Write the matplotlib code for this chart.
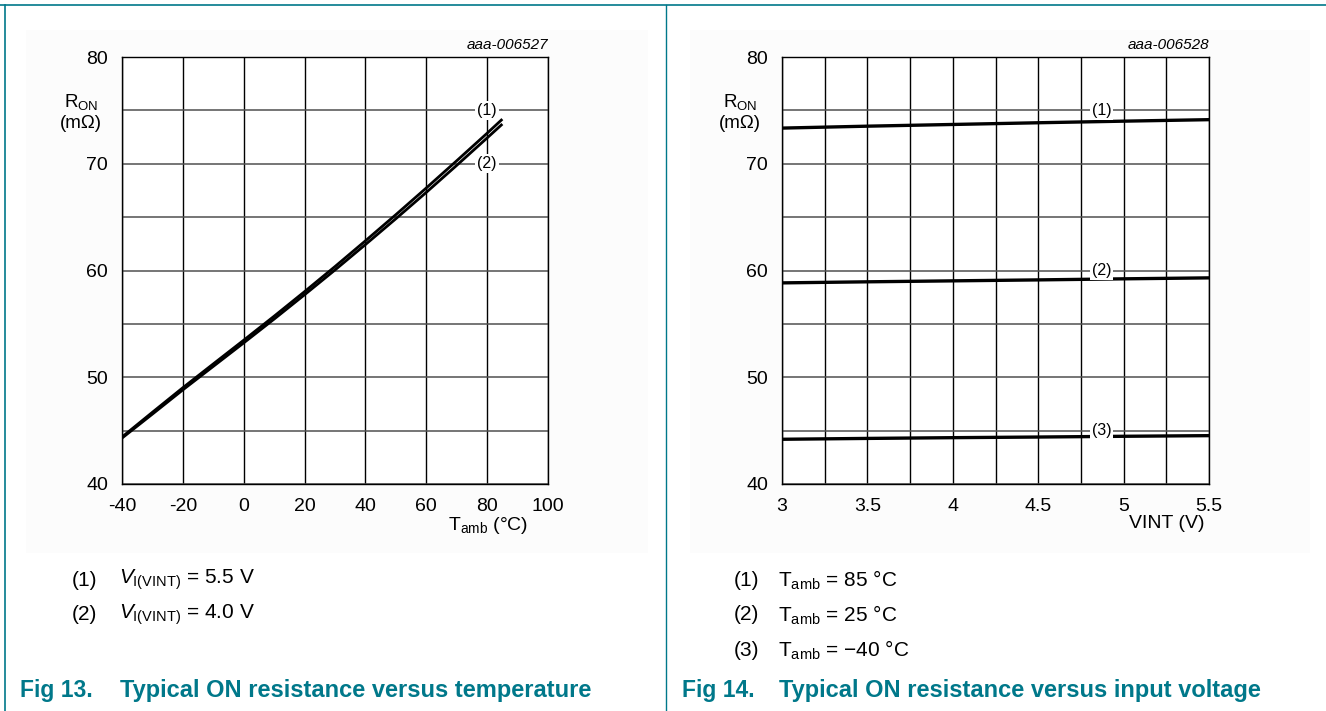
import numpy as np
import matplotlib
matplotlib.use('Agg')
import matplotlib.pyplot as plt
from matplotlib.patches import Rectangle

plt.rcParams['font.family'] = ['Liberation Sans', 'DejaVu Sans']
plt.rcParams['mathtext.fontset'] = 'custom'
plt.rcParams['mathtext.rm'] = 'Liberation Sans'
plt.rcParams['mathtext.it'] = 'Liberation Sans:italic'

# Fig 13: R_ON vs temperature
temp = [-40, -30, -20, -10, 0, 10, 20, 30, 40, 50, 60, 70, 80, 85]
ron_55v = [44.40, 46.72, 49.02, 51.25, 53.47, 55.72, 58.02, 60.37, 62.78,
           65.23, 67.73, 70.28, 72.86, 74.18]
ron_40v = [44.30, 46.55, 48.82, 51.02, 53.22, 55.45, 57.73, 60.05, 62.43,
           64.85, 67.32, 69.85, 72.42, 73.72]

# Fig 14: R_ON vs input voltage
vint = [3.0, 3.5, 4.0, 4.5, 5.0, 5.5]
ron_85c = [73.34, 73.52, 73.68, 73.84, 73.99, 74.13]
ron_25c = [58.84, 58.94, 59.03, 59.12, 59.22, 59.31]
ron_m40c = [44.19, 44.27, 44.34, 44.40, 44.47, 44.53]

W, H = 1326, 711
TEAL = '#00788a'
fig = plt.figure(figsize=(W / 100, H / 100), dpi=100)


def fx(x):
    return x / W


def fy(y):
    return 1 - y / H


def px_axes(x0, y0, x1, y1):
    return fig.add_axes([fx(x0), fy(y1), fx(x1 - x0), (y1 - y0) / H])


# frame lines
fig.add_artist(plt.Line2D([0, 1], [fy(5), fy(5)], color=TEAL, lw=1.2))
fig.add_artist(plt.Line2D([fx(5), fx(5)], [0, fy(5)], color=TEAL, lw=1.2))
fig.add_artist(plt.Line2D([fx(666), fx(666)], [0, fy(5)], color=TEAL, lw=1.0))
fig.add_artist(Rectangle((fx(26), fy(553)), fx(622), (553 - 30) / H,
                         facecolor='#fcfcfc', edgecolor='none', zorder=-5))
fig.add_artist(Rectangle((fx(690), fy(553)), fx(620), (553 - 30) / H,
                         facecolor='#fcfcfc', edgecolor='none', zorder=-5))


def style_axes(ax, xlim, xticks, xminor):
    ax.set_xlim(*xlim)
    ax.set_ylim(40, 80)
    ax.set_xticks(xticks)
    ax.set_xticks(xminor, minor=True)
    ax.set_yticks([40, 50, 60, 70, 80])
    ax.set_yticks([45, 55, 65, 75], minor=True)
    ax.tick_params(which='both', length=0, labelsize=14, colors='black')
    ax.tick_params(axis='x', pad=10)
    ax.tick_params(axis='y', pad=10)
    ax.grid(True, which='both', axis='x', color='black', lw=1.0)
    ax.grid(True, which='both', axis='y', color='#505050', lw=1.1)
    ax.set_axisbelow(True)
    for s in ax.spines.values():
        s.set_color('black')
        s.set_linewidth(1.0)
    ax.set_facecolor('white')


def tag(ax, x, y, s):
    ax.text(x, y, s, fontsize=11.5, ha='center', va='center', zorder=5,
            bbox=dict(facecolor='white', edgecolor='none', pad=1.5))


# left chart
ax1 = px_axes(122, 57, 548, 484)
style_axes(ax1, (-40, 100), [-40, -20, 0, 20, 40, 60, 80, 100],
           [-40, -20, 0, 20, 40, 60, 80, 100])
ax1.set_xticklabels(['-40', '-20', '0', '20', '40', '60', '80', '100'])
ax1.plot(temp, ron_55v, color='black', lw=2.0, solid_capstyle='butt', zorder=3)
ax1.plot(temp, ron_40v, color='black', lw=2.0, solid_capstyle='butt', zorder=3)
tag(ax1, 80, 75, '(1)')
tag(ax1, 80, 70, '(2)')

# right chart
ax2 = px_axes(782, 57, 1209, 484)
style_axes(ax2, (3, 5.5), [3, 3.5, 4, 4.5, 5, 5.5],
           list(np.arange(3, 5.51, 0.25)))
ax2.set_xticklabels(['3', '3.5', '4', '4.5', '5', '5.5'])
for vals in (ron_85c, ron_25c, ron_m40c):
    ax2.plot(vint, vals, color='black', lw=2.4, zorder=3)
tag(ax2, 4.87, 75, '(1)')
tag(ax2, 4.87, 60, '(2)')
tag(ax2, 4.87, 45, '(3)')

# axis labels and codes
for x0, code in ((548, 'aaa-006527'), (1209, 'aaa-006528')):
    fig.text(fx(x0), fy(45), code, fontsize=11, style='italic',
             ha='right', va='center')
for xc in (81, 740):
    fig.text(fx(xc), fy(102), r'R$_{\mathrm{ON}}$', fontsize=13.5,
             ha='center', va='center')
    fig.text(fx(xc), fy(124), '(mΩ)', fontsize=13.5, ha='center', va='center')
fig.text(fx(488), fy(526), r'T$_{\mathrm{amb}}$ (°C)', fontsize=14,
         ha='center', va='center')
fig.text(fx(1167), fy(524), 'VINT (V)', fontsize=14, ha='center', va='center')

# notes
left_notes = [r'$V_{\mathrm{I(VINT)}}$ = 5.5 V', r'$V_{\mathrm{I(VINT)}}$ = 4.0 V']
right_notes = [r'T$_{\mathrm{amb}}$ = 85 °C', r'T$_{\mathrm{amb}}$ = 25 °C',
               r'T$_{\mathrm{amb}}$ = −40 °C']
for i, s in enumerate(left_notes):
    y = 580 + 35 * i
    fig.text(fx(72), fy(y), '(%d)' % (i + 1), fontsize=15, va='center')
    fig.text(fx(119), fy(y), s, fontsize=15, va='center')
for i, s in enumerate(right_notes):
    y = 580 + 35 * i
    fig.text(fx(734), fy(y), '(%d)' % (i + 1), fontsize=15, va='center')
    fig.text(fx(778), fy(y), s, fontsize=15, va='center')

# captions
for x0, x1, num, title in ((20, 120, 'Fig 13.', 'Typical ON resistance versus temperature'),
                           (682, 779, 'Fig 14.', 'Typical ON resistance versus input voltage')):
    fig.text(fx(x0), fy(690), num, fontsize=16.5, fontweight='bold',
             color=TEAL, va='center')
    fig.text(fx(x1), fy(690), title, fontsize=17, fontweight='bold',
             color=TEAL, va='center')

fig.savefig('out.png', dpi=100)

TASK DIRECTIONS
All of the data needs repeating exactly, but the pictures do not.

FULL SOLUTION
Write the matplotlib code for this chart.
import numpy as np
import matplotlib
matplotlib.use('Agg')
import matplotlib.pyplot as plt
from matplotlib.patches import Rectangle

plt.rcParams['font.family'] = ['Liberation Sans', 'DejaVu Sans']
plt.rcParams['mathtext.fontset'] = 'custom'
plt.rcParams['mathtext.rm'] = 'Liberation Sans'
plt.rcParams['mathtext.it'] = 'Liberation Sans:italic'

# Fig 13: R_ON vs temperature
temp = [-40, -30, -20, -10, 0, 10, 20, 30, 40, 50, 60, 70, 80, 85]
ron_55v = [44.40, 46.72, 49.02, 51.25, 53.47, 55.72, 58.02, 60.37, 62.78,
           65.23, 67.73, 70.28, 72.86, 74.18]
ron_40v = [44.30, 46.55, 48.82, 51.02, 53.22, 55.45, 57.73, 60.05, 62.43,
           64.85, 67.32, 69.85, 72.42, 73.72]

# Fig 14: R_ON vs input voltage
vint = [3.0, 3.5, 4.0, 4.5, 5.0, 5.5]
ron_85c = [73.34, 73.52, 73.68, 73.84, 73.99, 74.13]
ron_25c = [58.84, 58.94, 59.03, 59.12, 59.22, 59.31]
ron_m40c = [44.19, 44.27, 44.34, 44.40, 44.47, 44.53]

W, H = 1326, 711
TEAL = '#00788a'
fig = plt.figure(figsize=(W / 100, H / 100), dpi=100)


def fx(x):
    return x / W


def fy(y):
    return 1 - y / H


def px_axes(x0, y0, x1, y1):
    return fig.add_axes([fx(x0), fy(y1), fx(x1 - x0), (y1 - y0) / H])


# frame lines
fig.add_artist(plt.Line2D([0, 1], [fy(5), fy(5)], color=TEAL, lw=1.2))
fig.add_artist(plt.Line2D([fx(5), fx(5)], [0, fy(5)], color=TEAL, lw=1.2))
fig.add_artist(plt.Line2D([fx(666), fx(666)], [0, fy(5)], color=TEAL, lw=1.0))
fig.add_artist(Rectangle((fx(26), fy(553)), fx(622), (553 - 30) / H,
                         facecolor='#fcfcfc', edgecolor='none', zorder=-5))
fig.add_artist(Rectangle((fx(690), fy(553)), fx(620), (553 - 30) / H,
                         facecolor='#fcfcfc', edgecolor='none', zorder=-5))


def style_axes(ax, xlim, xticks, xminor):
    ax.set_xlim(*xlim)
    ax.set_ylim(40, 80)
    ax.set_xticks(xticks)
    ax.set_xticks(xminor, minor=True)
    ax.set_yticks([40, 50, 60, 70, 80])
    ax.set_yticks([45, 55, 65, 75], minor=True)
    ax.tick_params(which='both', length=0, labelsize=14, colors='black')
    ax.tick_params(axis='x', pad=10)
    ax.tick_params(axis='y', pad=10)
    ax.grid(True, which='both', axis='x', color='black', lw=1.0)
    ax.grid(True, which='both', axis='y', color='#505050', lw=1.1)
    ax.set_axisbelow(True)
    for s in ax.spines.values():
        s.set_color('black')
        s.set_linewidth(1.0)
    ax.set_facecolor('white')


def tag(ax, x, y, s):
    ax.text(x, y, s, fontsize=11.5, ha='center', va='center', zorder=5,
            bbox=dict(facecolor='white', edgecolor='none', pad=1.5))


# left chart
ax1 = px_axes(122, 57, 548, 484)
style_axes(ax1, (-40, 100), [-40, -20, 0, 20, 40, 60, 80, 100],
           [-40, -20, 0, 20, 40, 60, 80, 100])
ax1.set_xticklabels(['-40', '-20', '0', '20', '40', '60', '80', '100'])
ax1.plot(temp, ron_55v, color='black', lw=2.0, solid_capstyle='butt', zorder=3)
ax1.plot(temp, ron_40v, color='black', lw=2.0, solid_capstyle='butt', zorder=3)
tag(ax1, 80, 75, '(1)')
tag(ax1, 80, 70, '(2)')

# right chart
ax2 = px_axes(782, 57, 1209, 484)
style_axes(ax2, (3, 5.5), [3, 3.5, 4, 4.5, 5, 5.5],
           list(np.arange(3, 5.51, 0.25)))
ax2.set_xticklabels(['3', '3.5', '4', '4.5', '5', '5.5'])
for vals in (ron_85c, ron_25c, ron_m40c):
    ax2.plot(vint, vals, color='black', lw=2.4, zorder=3)
tag(ax2, 4.87, 75, '(1)')
tag(ax2, 4.87, 60, '(2)')
tag(ax2, 4.87, 45, '(3)')

# axis labels and codes
for x0, code in ((548, 'aaa-006527'), (1209, 'aaa-006528')):
    fig.text(fx(x0), fy(45), code, fontsize=11, style='italic',
             ha='right', va='center')
for xc in (81, 740):
    fig.text(fx(xc), fy(102), r'R$_{\mathrm{ON}}$', fontsize=13.5,
             ha='center', va='center')
    fig.text(fx(xc), fy(124), '(mΩ)', fontsize=13.5, ha='center', va='center')
fig.text(fx(488), fy(526), r'T$_{\mathrm{amb}}$ (°C)', fontsize=14,
         ha='center', va='center')
fig.text(fx(1167), fy(524), 'VINT (V)', fontsize=14, ha='center', va='center')

# notes
left_notes = [r'$V_{\mathrm{I(VINT)}}$ = 5.5 V', r'$V_{\mathrm{I(VINT)}}$ = 4.0 V']
right_notes = [r'T$_{\mathrm{amb}}$ = 85 °C', r'T$_{\mathrm{amb}}$ = 25 °C',
               r'T$_{\mathrm{amb}}$ = −40 °C']
for i, s in enumerate(left_notes):
    y = 580 + 35 * i
    fig.text(fx(72), fy(y), '(%d)' % (i + 1), fontsize=15, va='center')
    fig.text(fx(119), fy(y), s, fontsize=15, va='center')
for i, s in enumerate(right_notes):
    y = 580 + 35 * i
    fig.text(fx(734), fy(y), '(%d)' % (i + 1), fontsize=15, va='center')
    fig.text(fx(778), fy(y), s, fontsize=15, va='center')

# captions
for x0, x1, num, title in ((20, 120, 'Fig 13.', 'Typical ON resistance versus temperature'),
                           (682, 779, 'Fig 14.', 'Typical ON resistance versus input voltage')):
    fig.text(fx(x0), fy(690), num, fontsize=16.5, fontweight='bold',
             color=TEAL, va='center')
    fig.text(fx(x1), fy(690), title, fontsize=17, fontweight='bold',
             color=TEAL, va='center')

fig.savefig('out.png', dpi=100)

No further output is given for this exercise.